18

Like a complete genius, I put this in the startup program:

while true do
  shell.run("power")
end

Which seemed fine at the time, except now I need to edit something. Here's the fun part: when I try to terminate the program, it will terminate power, and then immediately restart it. The turtle has a label, so breaking him will not work, and I'm on a SMP server, so I don't have access to the files. Help?

4
  • golfclap...well done.
    – Cory J
    Commented Feb 15, 2013 at 23:30
  • ...my only option is finding someone with access to the serverside files, isn't it...?
    – Unionhawk
    Commented Feb 15, 2013 at 23:33
  • Or consigning this one to a lava pool and building another. Commented Feb 15, 2013 at 23:40
  • 5
    What you need to do is...What you need to do is...What you need to do is...What you need to do is...
    – Peter V.
    Commented Feb 19, 2014 at 11:37

2 Answers 2

19

Put it next to a diskdrive with a disk which has a do-nothing startup (ensure the drive is not on a side with a peripheral). Computers prefer to boot from disk over local files unless otherwise specified in the config.

0
1

Open the computers UI, press control-T and hold it (for a second if I recall correctly).
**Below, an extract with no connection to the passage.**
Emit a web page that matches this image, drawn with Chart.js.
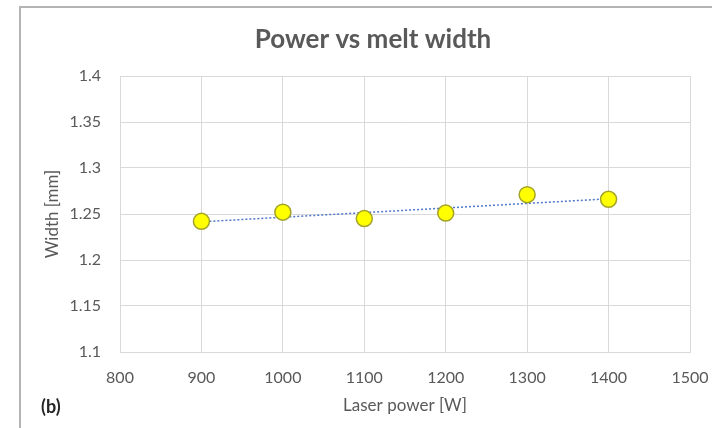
<!DOCTYPE html>
<html>
<head>
<meta charset="utf-8">
<script src="https://cdn.jsdelivr.net/npm/chart.js@4.4.0/dist/chart.umd.min.js"></script>
<style>
  html, body { margin: 0; padding: 0; background: #fff; }
  #wrap { position: relative; width: 712px; height: 428px; overflow: hidden; }
  #frame { position: absolute; left: 19px; top: 6px; width: 720px; height: 440px;
           border-left: 2px solid #b4b4b4; border-top: 2px solid #b4b4b4; }
  canvas { position: absolute; left: 0; top: 0; }
</style>
</head>
<body>
<div id="wrap">
  <div id="frame"></div>
  <canvas id="myChart" width="712" height="428"></canvas>
</div>
<script>
var powers = [900, 1000, 1100, 1200, 1300, 1400];
var widths = [1.242, 1.252, 1.245, 1.251, 1.271, 1.266];
var trendX = [900, 1400];
var trendY = [1.2415, 1.2665];
var yTickLabels = ['1.1', '1.15', '1.2', '1.25', '1.3', '1.35', '1.4'];

var font = "'Lato', 'Open Sans', sans-serif";
var grey = '#595959';

// chart title and the "(b)" panel tag, drawn on the canvas
var extraText = {
    id: 'extraText',
    afterDraw: function (chart) {
        var c = chart.ctx;
        c.save();
        c.textBaseline = 'middle';
        c.textAlign = 'center';
        c.font = 'bold 26px ' + font;
        c.fillStyle = grey;
        c.fillText('Power vs melt width', 373, 40);
        c.textAlign = 'left';
        c.font = 'bold 18px ' + font;
        c.fillStyle = '#262626';
        c.fillText('(b)', 41, 407);
        c.restore();
    }
};

var ctx = document.getElementById('myChart').getContext('2d');
var myChart = new Chart(ctx, {
    type: 'scatter',
    data: {
        datasets: [{
            label: 'Width',
            data: powers.map(function (p, i) { return {x: p, y: widths[i]}; }),
            backgroundColor: '#ffff00',
            borderColor: '#a3a32a',
            borderWidth: 1.5,
            pointRadius: 8,
            order: 1
        }, {
            label: 'Trend',
            type: 'line',
            data: trendX.map(function (p, i) { return {x: p, y: trendY[i]}; }),
            borderColor: '#4f79c8',
            borderWidth: 1.5,
            borderDash: [2, 2],
            pointRadius: 0,
            fill: false,
            order: 2
        }]
    },
    options: {
        responsive: false,
        animation: false,
        layout: { padding: { left: 0, right: 22, top: 76, bottom: 0 } },
        plugins: {
            legend: { display: false },
            tooltip: { enabled: false },
            title: { display: false }
        },
        scales: {
            x: {
                type: 'linear',
                min: 800,
                max: 1500,
                ticks: {
                    stepSize: 100, color: grey, padding: 16, font: { family: font, size: 16 },
                    callback: function (v) { return String(v); }
                },
                grid: { color: '#d9d9d9', drawTicks: false },
                border: { color: '#d9d9d9' },
                title: {
                    display: true,
                    text: 'Laser power [W]',
                    color: grey,
                    font: { family: font, size: 17 },
                    padding: { top: 0, bottom: 12 }
                },
                afterFit: function (scale) {
                    scale.height = 76;
                    scale.paddingLeft = 0;
                    scale.paddingRight = 0;
                }
            },
            y: {
                min: 1.1,
                max: 1.4,
                ticks: {
                    stepSize: 0.05, color: grey, padding: 19, font: { family: font, size: 16 },
                    callback: function (v, i) { return yTickLabels[i]; }
                },
                grid: { color: '#d9d9d9', drawTicks: false },
                border: { color: '#d9d9d9' },
                title: {
                    display: true,
                    text: 'Width [mm]',
                    color: grey,
                    font: { family: font, size: 17 },
                    padding: { top: 42, bottom: 0 }
                },
                afterFit: function (scale) { scale.width = 120; }
            }
        }
    },
    plugins: [extraText]
});
</script>
</body>
</html>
This will terminate the current program and return to the command prompt. (Another one to remember is control-R, used in the same way, to restart the computer.)

2
  • I did this, and it did not work simply because of the way that I had the loop set up. I would terminate the interior program, but the loop in startup immediately restarted the program.
    – Unionhawk
    Commented Apr 22, 2013 at 13:32
  • Although unrelated to the actual solution, this helped me escape from a sleep loop I was trapped in, so thanks!